Poisoning the Inner Prediction Logic of Graph Neural Networks for Clean-Label Backdoor Attacks

Graph Neural Networks (GNNs) have achieved remarkable results in various tasks. Recent studies reveal that graph backdoor attacks can poison the GNN model to predict test nodes with triggers attached as the target class. However, apart from injecting triggers to training nodes, these graph backdoor attacks generally require altering the labels of trigger-attached training nodes into the target class, which is impractical in real-world scenarios. In this work, we focus on the clean-label graph backdoor attack, a realistic but understudied topic where training labels are not modifiable. According to our preliminary analysis, existing graph backdoor attacks generally fail under the clean-label setting.

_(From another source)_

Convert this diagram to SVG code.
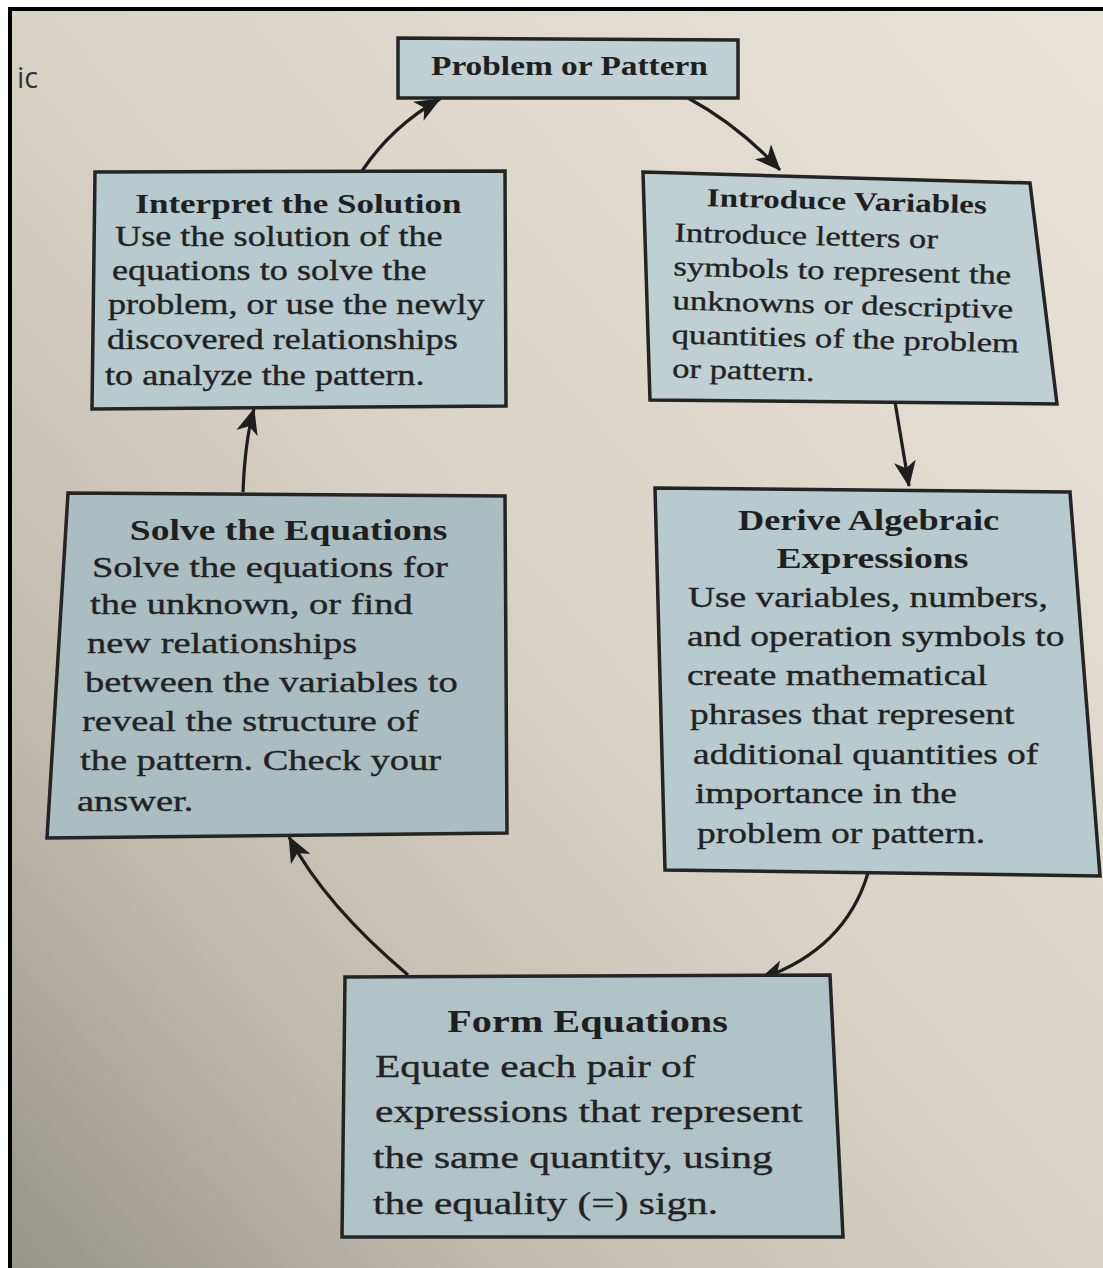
<svg xmlns="http://www.w3.org/2000/svg" width="1103" height="1268" viewBox="0 0 1103 1268">
  <defs>
    <linearGradient id="paper" x1="1" y1="0" x2="0" y2="1">
      <stop offset="0" stop-color="#e8e4d8"/>
      <stop offset="0.5" stop-color="#d9d3c5"/>
      <stop offset="0.78" stop-color="#bfbaac"/>
      <stop offset="1" stop-color="#97948a"/>
    </linearGradient>
    <marker id="head" viewBox="0 0 26 22" refX="25" refY="11" markerWidth="26" markerHeight="22" markerUnits="userSpaceOnUse" orient="auto">
      <path d="M0,0 L26,11 L0,22 L7,11 Z" fill="#1e1e1e"/>
    </marker>
    <style>
      .box { stroke: #242424; stroke-width: 3.5; stroke-linejoin: miter; }
      .title { font-family: "Liberation Serif", "Times New Roman", serif; font-weight: bold; fill: #1f1f1f; text-anchor: middle; }
      .body { font-family: "Liberation Serif", "Times New Roman", serif; fill: #222222; stroke: #222222; stroke-width: 0.35; }
      .conn { fill: none; stroke: #1e1e1e; stroke-width: 3.2; marker-end: url(#head); }
    </style>
  </defs>

  <!-- page and frame -->
  <rect x="0" y="0" width="1103" height="1268" fill="#ffffff"/>
  <rect x="10" y="9" width="1093" height="1259" fill="url(#paper)"/>
  <line x1="10" y1="7" x2="10" y2="1268" stroke="#000" stroke-width="4"/>
  <line x1="8" y1="9" x2="1103" y2="9" stroke="#000" stroke-width="4"/>
  <text x="17" y="88" font-family="'Open Sans', 'Liberation Sans', sans-serif" font-size="29" fill="#353535">ic</text>

  <!-- connectors -->
  <g id="connectors">
    <path class="conn" d="M362,171 Q392,126 440,99"/>
    <path class="conn" d="M688,98 Q738,125 780,170"/>
    <path class="conn" d="M895,402 L909,486"/>
    <path class="conn" d="M868,873 Q845,950 760,979"/>
    <path class="conn" d="M408,975 Q325,905 289,837"/>
    <path class="conn" d="M243,492 Q245,440 254,409"/>
  </g>

  <!-- Problem or Pattern -->
  <g id="node-problem">
    <polygon class="box" points="398,38 738,40 738,98 398,98" fill="#c0d1d3"/>
    <g transform="scale(1.27,1)">
      <text class="title" x="448.4" y="75" font-size="26.3">Problem or Pattern</text>
    </g>
  </g>

  <!-- Interpret the Solution -->
  <g id="node-interpret">
    <polygon class="box" points="95,172 505,171 506,406 92,409" fill="#b7cacd"/>
    <g transform="scale(1.27,1)">
      <text class="title" x="235" y="213" font-size="27.6">Interpret the Solution</text>
      <g class="body" font-size="28.5">
        <text x="90.6" y="246">Use the solution of the</text>
        <text x="88.2" y="280">equations to solve the</text>
        <text x="85" y="314">problem, or use the newly</text>
        <text x="84.3" y="349">discovered relationships</text>
        <text x="82.7" y="385">to analyze the pattern.</text>
      </g>
    </g>
  </g>

  <!-- Introduce Variables -->
  <g id="node-introduce">
    <polygon class="box" points="643,172 1030,183 1057,404 650,400" fill="#bfd0d3"/>
    <g transform="rotate(1.5 850 290)">
      <g transform="scale(1.27,1)">
        <text class="title" x="665" y="210" font-size="26.1">Introduce Variables</text>
        <g class="body" font-size="27.3">
          <text x="529.9" y="246">Introduce letters or</text>
          <text x="529.9" y="280">symbols to represent the</text>
          <text x="529.9" y="314">unknowns or descriptive</text>
          <text x="529.9" y="348">quantities of the problem</text>
          <text x="531" y="382">or pattern.</text>
        </g>
      </g>
    </g>
  </g>

  <!-- Solve the Equations -->
  <g id="node-solve">
    <polygon class="box" points="68,493 505,496 507,833 47,838" fill="#aabdc0"/>
    <g transform="scale(1.27,1)">
      <text class="title" x="227.2" y="540" font-size="29.6">Solve the Equations</text>
      <g class="body" font-size="30.3">
        <text x="72.4" y="577">Solve the equations for</text>
        <text x="70.9" y="614">the unknown, or find</text>
        <text x="68.5" y="653">new relationships</text>
        <text x="66.9" y="692">between the variables to</text>
        <text x="64.6" y="731">reveal the structure of</text>
        <text x="63" y="770">the pattern. Check your</text>
        <text x="60.6" y="811">answer.</text>
      </g>
    </g>
  </g>

  <!-- Derive Algebraic Expressions -->
  <g id="node-derive">
    <polygon class="box" points="655,488 1070,492 1100,876 665,870" fill="#b7cacd"/>
    <g transform="scale(1.27,1)">
      <text class="title" x="683.9" y="530" font-size="28.6">Derive Algebraic</text>
      <text class="title" x="687" y="568" font-size="29.7">Expressions</text>
      <g class="body" font-size="29.5">
        <text x="541.7" y="607">Use variables, numbers,</text>
        <text x="540.9" y="646">and operation symbols to</text>
        <text x="540.9" y="685">create mathematical</text>
        <text x="543.3" y="724">phrases that represent</text>
        <text x="545.7" y="764">additional quantities of</text>
        <text x="547.2" y="803">importance in the</text>
        <text x="548.8" y="843">problem or pattern.</text>
      </g>
    </g>
  </g>

  <!-- Form Equations -->
  <g id="node-form">
    <polygon class="box" points="345,977 830,975 843,1237 342,1237" fill="#b0c3c6"/>
    <g transform="scale(1.27,1)">
      <text class="title" x="462.6" y="1032" font-size="31.7">Form Equations</text>
      <g class="body" font-size="32.6">
        <text x="295.3" y="1077">Equate each pair of</text>
        <text x="295.3" y="1122">expressions that represent</text>
        <text x="293.7" y="1168">the same quantity, using</text>
        <text x="293.7" y="1214">the equality (=) sign.</text>
      </g>
    </g>
  </g>
</svg>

Our further analysis identifies that the core failure of existing methods lies in their inability to poison the prediction logic of GNN models, leading to the triggers being deemed unimportant for prediction. Therefore, we study a novel problem of effective clean-label graph backdoor attacks by poisoning the inner prediction logic of GNN models. We propose BA-Logic to solve the problem by coordinating a poisoned node selector and a logic-poisoning trigger generator. Extensive experiments on real-world datasets demonstrate that our method effectively enhances the attack success rate and surpasses state-of-the-art graph backdoor attack competitors under clean-label settings. Our code is available at https://anonymous.4open.science/r/BA-Logic

Key Contributions

Identifies the root cause of existing backdoor attacks failing under clean-label settings: inability to poison the inner prediction logic of GNNs, causing triggers to be deemed unimportant.
Proposes BA-Logic, a clean-label graph backdoor attack combining a poisoned node selector and a logic-poisoning trigger generator to force GNNs to rely on triggers for prediction.
Demonstrates state-of-the-art attack success rates on real-world graph datasets under the clean-label constraint where training labels cannot be modified.

🛡️ Threat Analysis

Model Poisoning

BA-Logic is a backdoor/trojan attack: it embeds hidden, targeted malicious behavior (forcing target-class prediction when a trigger is attached) into GNN models. The model behaves normally on clean inputs, activating only with specific triggers. The clean-label setting (no label modification) is a novel contribution to backdoor methodology, but the core threat is classic ML10 — trojan insertion with trigger-based activation.